__Exercise details__. Transcribe the listing exactly, leaving out every picture.
##### Data shown #####
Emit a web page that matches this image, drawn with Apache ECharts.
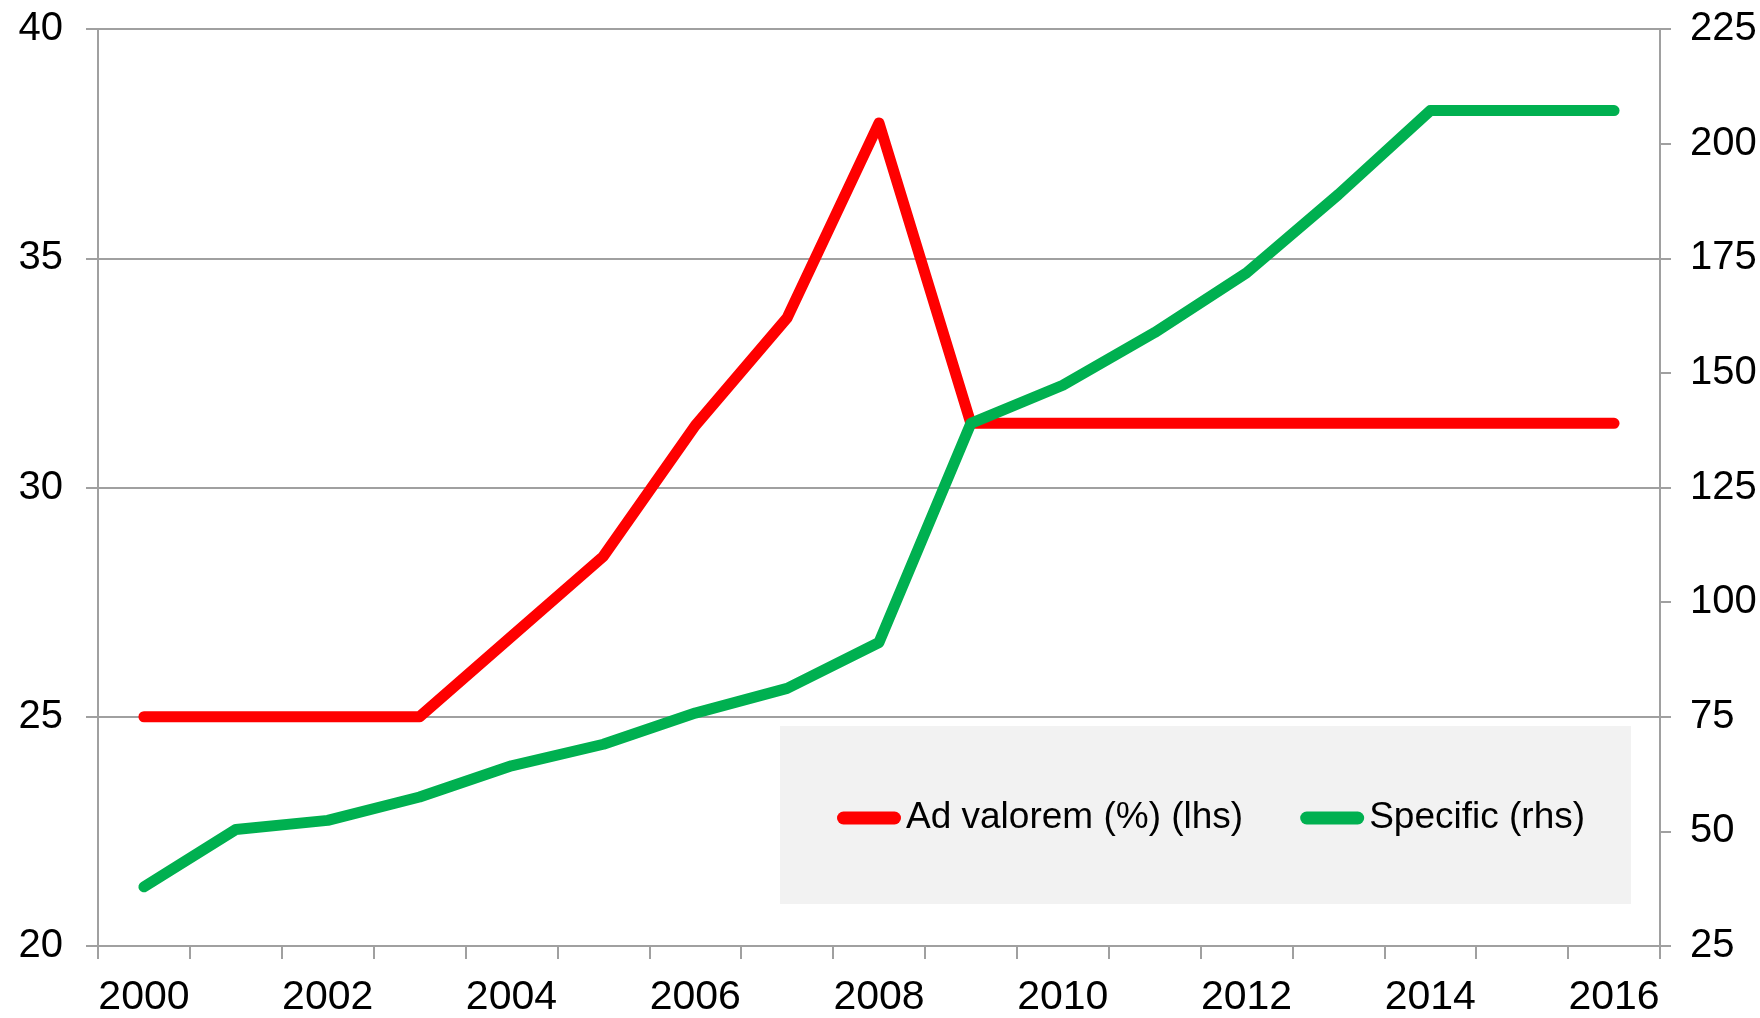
<!DOCTYPE html>
<html>
<head>
<meta charset="utf-8">
<script src="https://cdn.jsdelivr.net/npm/echarts@6/dist/echarts.min.js"></script>
<style>
  html, body { margin: 0; padding: 0; background: #fff; }
  #chart { width: 1760px; height: 1018px; }
</style>
</head>
<body>
<div id="chart"></div>
<script>
const years = ['2000', '2001', '2002', '2003', '2004', '2005', '2006', '2007', '2008',
  '2009', '2010', '2011', '2012', '2013', '2014', '2015', '2016']
const adValorem = [25, 25, 25, 25, 26.75, 28.5, 31.35, 33.7, 37.95,
  31.4, 31.4, 31.4, 31.4, 31.4, 31.4, 31.4, 31.4]
const specific = [37.9, 50.4, 52.4, 57.5, 64.3, 69.0, 75.8, 81.2, 91.2,
  139, 147.3, 158.8, 171.8, 188.9, 207.2, 207.2, 207.2]

const font = '"Liberation Sans", Arial, sans-serif'
const gray = '#a0a0a0'
// capsule shaped legend marker, same aspect as itemWidth x itemHeight
const capsule = 'path://M6.5,0 L57.5,0 A6.5,6.5 0 0 1 57.5,13 L6.5,13 A6.5,6.5 0 0 1 6.5,0 Z'

const chart = echarts.init(document.getElementById('chart'))

const option = {
  animation: false,
  textStyle: { fontFamily: font },
  grid: { left: 98, right: 100, top: 29, bottom: 71 },
  legend: {
    left: 780,
    top: 726,
    padding: [72, 46, 66, 57],
    backgroundColor: '#f2f2f2',
    itemGap: 57,
    itemWidth: 64,
    itemHeight: 13,
    icon: capsule,
    itemStyle: { borderWidth: 0 },
    textStyle: { fontSize: 37, color: '#000', fontFamily: font, lineHeight: 40 },
    data: ['Ad valorem (%) (lhs)', 'Specific (rhs)']
  },
  xAxis: {
    type: 'category',
    data: years,
    boundaryGap: true,
    axisLine: { lineStyle: { color: gray, width: 2 } },
    axisTick: { show: true, interval: 0, length: 13, lineStyle: { color: gray, width: 2 } },
    axisLabel: { interval: 1, fontSize: 41, color: '#000', margin: 31 },
    splitLine: { show: false }
  },
  yAxis: [
    {
      type: 'value',
      min: 20,
      max: 40,
      interval: 5,
      position: 'left',
      axisLine: { show: true, lineStyle: { color: gray, width: 2 } },
      axisTick: { show: true, length: 12, lineStyle: { color: gray, width: 2 } },
      axisLabel: { fontSize: 40, color: '#000', margin: 35 },
      splitLine: { show: true, lineStyle: { color: gray, width: 2 } }
    },
    {
      type: 'value',
      min: 25,
      max: 225,
      interval: 25,
      position: 'right',
      axisLine: { show: true, lineStyle: { color: gray, width: 2 } },
      axisTick: { show: true, length: 11, lineStyle: { color: gray, width: 2 } },
      axisLabel: { fontSize: 40, color: '#000', margin: 30 },
      splitLine: { show: false }
    }
  ],
  series: [
    {
      name: 'Ad valorem (%) (lhs)',
      type: 'line',
      yAxisIndex: 0,
      data: adValorem,
      symbol: 'none',
      color: '#ff0000',
      lineStyle: { color: '#ff0000', width: 11, cap: 'round', join: 'round' }
    },
    {
      name: 'Specific (rhs)',
      type: 'line',
      yAxisIndex: 1,
      data: specific,
      symbol: 'none',
      color: '#00b050',
      lineStyle: { color: '#00b050', width: 11, cap: 'round', join: 'round' }
    }
  ]
}

chart.setOption(option)
</script>
</body>
</html>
#####
__Answer for the task__.
Emit a web page that matches this image, drawn with Apache ECharts.
<!DOCTYPE html>
<html>
<head>
<meta charset="utf-8">
<script src="https://cdn.jsdelivr.net/npm/echarts@6/dist/echarts.min.js"></script>
<style>
  html, body { margin: 0; padding: 0; background: #fff; }
  #chart { width: 1760px; height: 1018px; }
</style>
</head>
<body>
<div id="chart"></div>
<script>
const years = ['2000', '2001', '2002', '2003', '2004', '2005', '2006', '2007', '2008',
  '2009', '2010', '2011', '2012', '2013', '2014', '2015', '2016']
const adValorem = [25, 25, 25, 25, 26.75, 28.5, 31.35, 33.7, 37.95,
  31.4, 31.4, 31.4, 31.4, 31.4, 31.4, 31.4, 31.4]
const specific = [37.9, 50.4, 52.4, 57.5, 64.3, 69.0, 75.8, 81.2, 91.2,
  139, 147.3, 158.8, 171.8, 188.9, 207.2, 207.2, 207.2]

const font = '"Liberation Sans", Arial, sans-serif'
const gray = '#a0a0a0'
// capsule shaped legend marker, same aspect as itemWidth x itemHeight
const capsule = 'path://M6.5,0 L57.5,0 A6.5,6.5 0 0 1 57.5,13 L6.5,13 A6.5,6.5 0 0 1 6.5,0 Z'

const chart = echarts.init(document.getElementById('chart'))

const option = {
  animation: false,
  textStyle: { fontFamily: font },
  grid: { left: 98, right: 100, top: 29, bottom: 71 },
  legend: {
    left: 780,
    top: 726,
    padding: [72, 46, 66, 57],
    backgroundColor: '#f2f2f2',
    itemGap: 57,
    itemWidth: 64,
    itemHeight: 13,
    icon: capsule,
    itemStyle: { borderWidth: 0 },
    textStyle: { fontSize: 37, color: '#000', fontFamily: font, lineHeight: 40 },
    data: ['Ad valorem (%) (lhs)', 'Specific (rhs)']
  },
  xAxis: {
    type: 'category',
    data: years,
    boundaryGap: true,
    axisLine: { lineStyle: { color: gray, width: 2 } },
    axisTick: { show: true, interval: 0, length: 13, lineStyle: { color: gray, width: 2 } },
    axisLabel: { interval: 1, fontSize: 41, color: '#000', margin: 31 },
    splitLine: { show: false }
  },
  yAxis: [
    {
      type: 'value',
      min: 20,
      max: 40,
      interval: 5,
      position: 'left',
      axisLine: { show: true, lineStyle: { color: gray, width: 2 } },
      axisTick: { show: true, length: 12, lineStyle: { color: gray, width: 2 } },
      axisLabel: { fontSize: 40, color: '#000', margin: 35 },
      splitLine: { show: true, lineStyle: { color: gray, width: 2 } }
    },
    {
      type: 'value',
      min: 25,
      max: 225,
      interval: 25,
      position: 'right',
      axisLine: { show: true, lineStyle: { color: gray, width: 2 } },
      axisTick: { show: true, length: 11, lineStyle: { color: gray, width: 2 } },
      axisLabel: { fontSize: 40, color: '#000', margin: 30 },
      splitLine: { show: false }
    }
  ],
  series: [
    {
      name: 'Ad valorem (%) (lhs)',
      type: 'line',
      yAxisIndex: 0,
      data: adValorem,
      symbol: 'none',
      color: '#ff0000',
      lineStyle: { color: '#ff0000', width: 11, cap: 'round', join: 'round' }
    },
    {
      name: 'Specific (rhs)',
      type: 'line',
      yAxisIndex: 1,
      data: specific,
      symbol: 'none',
      color: '#00b050',
      lineStyle: { color: '#00b050', width: 11, cap: 'round', join: 'round' }
    }
  ]
}

chart.setOption(option)
</script>
</body>
</html>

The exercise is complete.